Does a reversed tarot card always mean something negative?
No. Reversed cards do not automatically indicate negative outcomes. A reversed Five of Swords can mean the end of conflict; a reversed Ten of Swords can signal recovery. Reversals modify a card's energy — blocking, internalizing, weakening, or delaying it — but the result can be neutral or even positive depending on the card and context.
What is the difference between an upright and reversed tarot card?
An upright card expresses its core energy in a direct, outward, or fully active form. A reversed card suggests that same energy is blocked, internalized, weakened, delayed, opposed, or being resisted. The fundamental symbolism doesn't change — the reversal modifies how that energy is currently operating in the querent's situation.
How do I introduce reversals into my tarot deck?

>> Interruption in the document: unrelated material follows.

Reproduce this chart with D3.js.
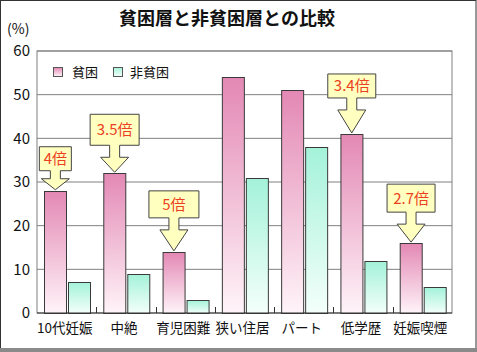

During shuffling, periodically rotate a portion of the deck 180 degrees, or cut the deck and flip one half before reassembling. Over several shuffles, this creates a natural mix of upright and reversed cards. If you want more reversals, rotate more cards; if you want fewer, rotate less. There's no single correct ratio.
Which tarot reversal method should I use as a beginner?
The blocked or restricted energy framework is the most accessible starting point for beginners. It's intuitive — the card's energy is present but something is preventing it from flowing freely — and it applies cleanly across most cards and question types. Practice this one method consistently for several months before exploring other frameworks.
Can reversed tarot cards indicate timing?
Yes — the 'delayed or emerging energy' framework treats reversals as timing signals, suggesting the card's energy is approaching but not yet fully active. This is especially useful in spread positions about future outcomes or when the question involves timing. A reversed Ace of any suit may indicate a new beginning that is imminent but not quite arrived.